Source records:
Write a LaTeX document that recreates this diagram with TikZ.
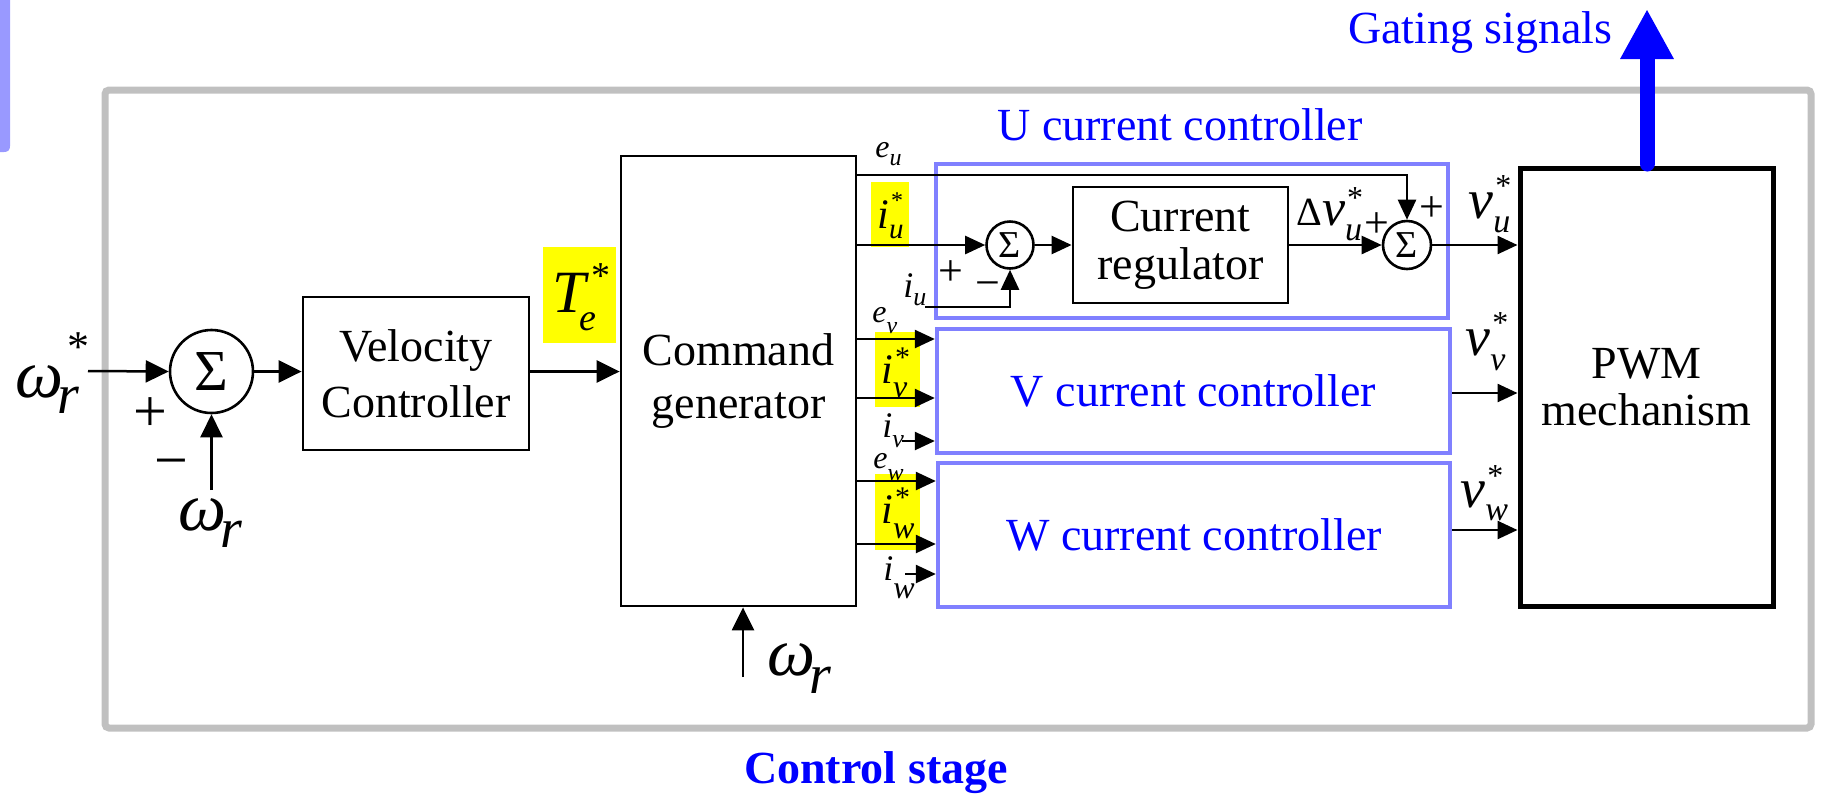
\documentclass[tikz,border=0pt]{standalone}
\usepackage{fontspec}
\setmainfont{Liberation Serif}
\usetikzlibrary{arrows.meta}
\definecolor{ublue}{RGB}{128,128,255}
\definecolor{frgray}{RGB}{192,192,192}
\definecolor{barcol}{RGB}{153,153,255}
\definecolor{hl}{RGB}{255,255,0}
\newcommand{\fs}[1]{\fontsize{#1}{#1}\selectfont}
\newcommand{\fsb}[2]{\fontsize{#1}{#2}\selectfont}
% main, sub, sub raise, sup, sup raise
\newcommand{\SbSp}[5]{{#1}\rlap{\raisebox{#5}{#4}}\raisebox{#3}{#2}}
\tikzset{
  blk/.style={draw, line width=1.4pt, inner sep=0pt, align=center},
  sumc/.style={draw, circle, line width=1.3pt, inner sep=0pt},
  ctrl/.style={draw=ublue, line width=2.2pt, inner sep=0pt, align=center, font={\fs{23}}, text=blue},
  sig/.style={line width=1.25pt, -{Triangle[length=10pt,width=9pt]}},
  sigL/.style={line width=1.25pt, -{Triangle[length=11.5pt,width=11pt]}},
  lab/.style={inner sep=0pt, anchor=base west},
  pm/.style={inner sep=0pt},
  hlbox/.style={fill=hl, draw=none}
}
\begin{document}
\begin{tikzpicture}[x=0.5pt,y=-0.5pt]
\useasboundingbox (0,0) rectangle (1826,794);
% left purple bar
\fill[barcol] (0,0) -- (10,0) -- (10,146) .. controls (10,150) and (8,152) .. (4,152) -- (0,152) -- cycle;
% control stage frame
\draw[frgray, line width=3.5pt, rounded corners=2pt] (105,90) rectangle (1811,728);
% highlights
\fill[hl] (543,247) rectangle (616,343);
\fill[hl] (871,182) rectangle (909,247);
\fill[hl] (875,332) rectangle (920,407);
\fill[hl] (875,474) rectangle (920,550);
% blocks
\node[sumc, minimum size=41.5pt, font={\fs{29}}] (sum0) at (211.5,371.5) {Σ};
\node[blk, minimum width=113pt, minimum height=76.5pt, font={\fsb{23}{28}}] (vel) at (416,373.5) {Velocity\\Controller};
\node[blk, minimum width=117.5pt, minimum height=225pt, font={\fsb{23}{26.5}}] (cmd) at (738.5,381) {Command\\generator};
\node[ctrl, minimum width=256pt, minimum height=77pt] (U) at (1192,241) {};
\node[ctrl, minimum width=256.5pt, minimum height=62pt] (V) at (1193.5,391) {V current controller};
\node[ctrl, minimum width=256pt, minimum height=72pt] (W) at (1194,535) {W current controller};
\node[blk, minimum width=107.5pt, minimum height=58pt, font={\fsb{23}{24}}] (reg) at (1180.5,245) {Current\\regulator};
\node[sumc, minimum size=23.5pt, font={\fs{19}}] (sum1) at (1010,245) {Σ};
\node[sumc, minimum size=24pt, font={\fs{19}}] (sum2) at (1407,245) {Σ};
\node[blk, line width=2.5pt, minimum width=126.5pt, minimum height=219pt, font={\fsb{23}{23.5}}] (pwm) at (1646.5,387) {PWM\\mechanism};
% titles
\node[anchor=base, inner sep=0pt, font={\fs{23}}, text=blue] (utitle) at (1180,140) {U current controller};
\node[anchor=base east, inner sep=0pt, font={\fs{23}}, text=blue] (gtitle) at (1613,43) {Gating signals};
\node[anchor=base, inner sep=0pt, font={\fs{23}\bfseries}, text=blue] (ctitle) at (876,783) {Control stage};
% coordinates of free ends
\coordinate (wrs) at (88,371);
\coordinate (wrb) at (211.5,490);
\coordinate (wrc) at (743,677);
\coordinate (iu) at (925,307);
\coordinate (ivs) at (902,441);
\coordinate (iws) at (905,574);
\coordinate (gt) at (1647,9);
% connectors
\draw[sigL] (wrs) -- (sum0.west);
\draw[sigL] (wrb) -- (sum0.south);
\draw[sigL] (sum0.east) -- (vel.west |- sum0.east);
\draw[sigL] (vel.east |- sum0.east) -- (cmd.west |- sum0.east);
\draw[sigL] (wrc) -- (wrc |- cmd.south);
\draw[sig] (cmd.east |- 0,175) -| (sum2.north);
\draw[sig] (cmd.east |- sum1.west) -- (sum1.west);
\draw[sig] (iu) -| (sum1.south);
\draw[sig] (sum1.east) -- (reg.west);
\draw[sig] (reg.east) -- (sum2.west);
\draw[sig] (sum2.east) -- (pwm.west |- sum2.east);
\draw[sig] (cmd.east |- 0,339) -- (V.west |- 0,339);
\draw[sig] (cmd.east |- 0,398) -- (V.west |- 0,398);
\draw[sig] (ivs) -- (V.west |- ivs);
\draw[sig] (cmd.east |- 0,481) -- (W.west |- 0,481);
\draw[sig] (cmd.east |- 0,544) -- (W.west |- 0,544);
\draw[sig] (iws) -- (W.west |- iws);
\draw[sig] (V.east |- 0,393) -- (pwm.west |- 0,393);
\draw[sig] (W.east |- 0,530) -- (pwm.west |- 0,530);
\draw[blue, line width=7.5pt, line cap=round, -{Triangle[length=25pt,width=25pt]}] (gt |- 0,164) -- (gt);
% signs
\node[pm, font={\fs{30}}] (p0) at (150,415) {+};
\node[pm, font={\fs{30}}] (m0) at (171,464) {\vphantom{+}−};
\node[pm, font={\fs{22}}] (p1) at (951,273) {+};
\node[pm, font={\fs{22}}] (m1) at (988,285) {\vphantom{+}−};
\node[pm, font={\fs{22}}] (p2) at (1377,225) {+};
\node[pm, font={\fs{22}}] (p3) at (1432,209) {+};
% labels
\node[lab] (lwrs) at (15,397) {\SbSp{\fs{34}\itshape ω}{\fs{28}\itshape\kern-3pt r}{-8pt}{\fs{22}\kern2pt *}{17.6pt}};
\node[lab] (lwrb) at (178,530) {{\fs{34}\itshape ω}\raisebox{-8.5pt}{\fs{28}\itshape\kern-3pt r}};
\node[lab] (lwrc) at (767,675) {{\fs{34}\itshape ω}\raisebox{-9pt}{\fs{28}\itshape\kern-3pt r}};
\node[lab] (lte) at (552,312) {\SbSp{\fs{30}\itshape T}{\fs{19}\itshape\kern-3pt e}{-9pt}{\fs{19}\kern3pt *}{12pt}};
\node[lab] (liu) at (877,228) {\SbSp{\fs{21}\itshape i}{\fs{14.5}\itshape u}{-5pt}{\fs{12}\kern1pt *}{10pt}};
\node[lab] (liv) at (881,383) {\SbSp{\fs{21}\itshape i}{\fs{16}\itshape v}{-7pt}{\fs{15}\kern1pt *}{8pt}};
\node[lab] (liw) at (881,523) {\SbSp{\fs{21}\itshape i}{\fs{16}\itshape w}{-7.5pt}{\fs{15}\kern1pt *}{8pt}};
\node[lab] (leu) at (875,157) {{\fs{16}\itshape e}\raisebox{-4pt}{\fs{12}\itshape u}};
\node[lab] (lev) at (872,322) {{\fs{16}\itshape e}\raisebox{-5.5pt}{\fs{12}\itshape v}};
\node[lab] (lew) at (873,468) {{\fs{16}\itshape e}\raisebox{-6pt}{\fs{12}\itshape w}};
\node[lab] (liu2) at (903,297) {{\fs{18}\itshape i}\raisebox{-4pt}{\fs{13}\itshape u}};
\node[lab] (liv2) at (882,437) {{\fs{18}\itshape i}\raisebox{-5pt}{\fs{13}\itshape v}};
\node[lab] (liw2) at (883,580) {{\fs{18}\itshape i}\raisebox{-9pt}{\fs{16}\itshape w}};
\node[lab] (ldv) at (1296,225) {\SbSp{\fs{20}Δ\fs{26}\itshape v}{\fs{17}\itshape u}{-7.5pt}{\fs{16}\kern1pt *}{8.5pt}};
\node[lab] (lvu) at (1468,218) {\SbSp{\fs{28}\itshape v}{\fs{17}\itshape u}{-7pt}{\fs{16}\kern1pt *}{10.7pt}};
\node[lab] (lvv) at (1465,355) {\SbSp{\fs{28}\itshape v}{\fs{17}\itshape v}{-7.5pt}{\fs{16}\kern1pt *}{10.7pt}};
\node[lab] (lvw) at (1460,507) {\SbSp{\fs{28}\itshape v}{\fs{17}\itshape w}{-6.5pt}{\fs{16}\kern1pt *}{10.5pt}};
\end{tikzpicture}
\end{document}
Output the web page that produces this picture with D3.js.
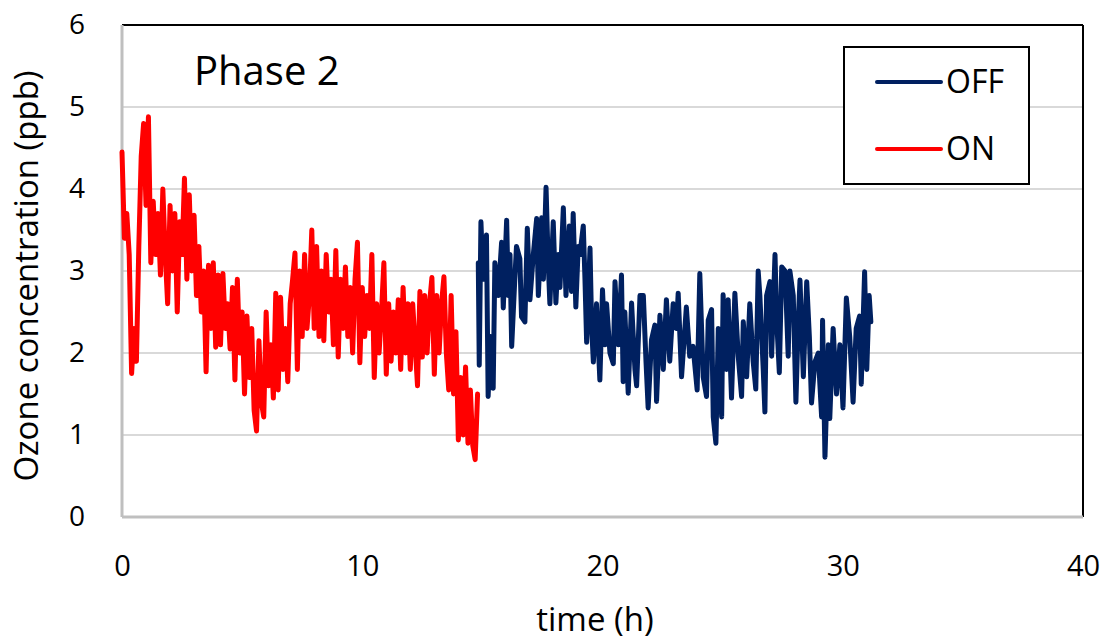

## WHAT YOU ARE ASKED TO DO
Review the material and copy each line in which the word "that" appears.

## RESPONSE TO THE TASK
Write a LaTeX document that recreates this diagram with TikZ.
Output the web page that produces this picture with D3.js.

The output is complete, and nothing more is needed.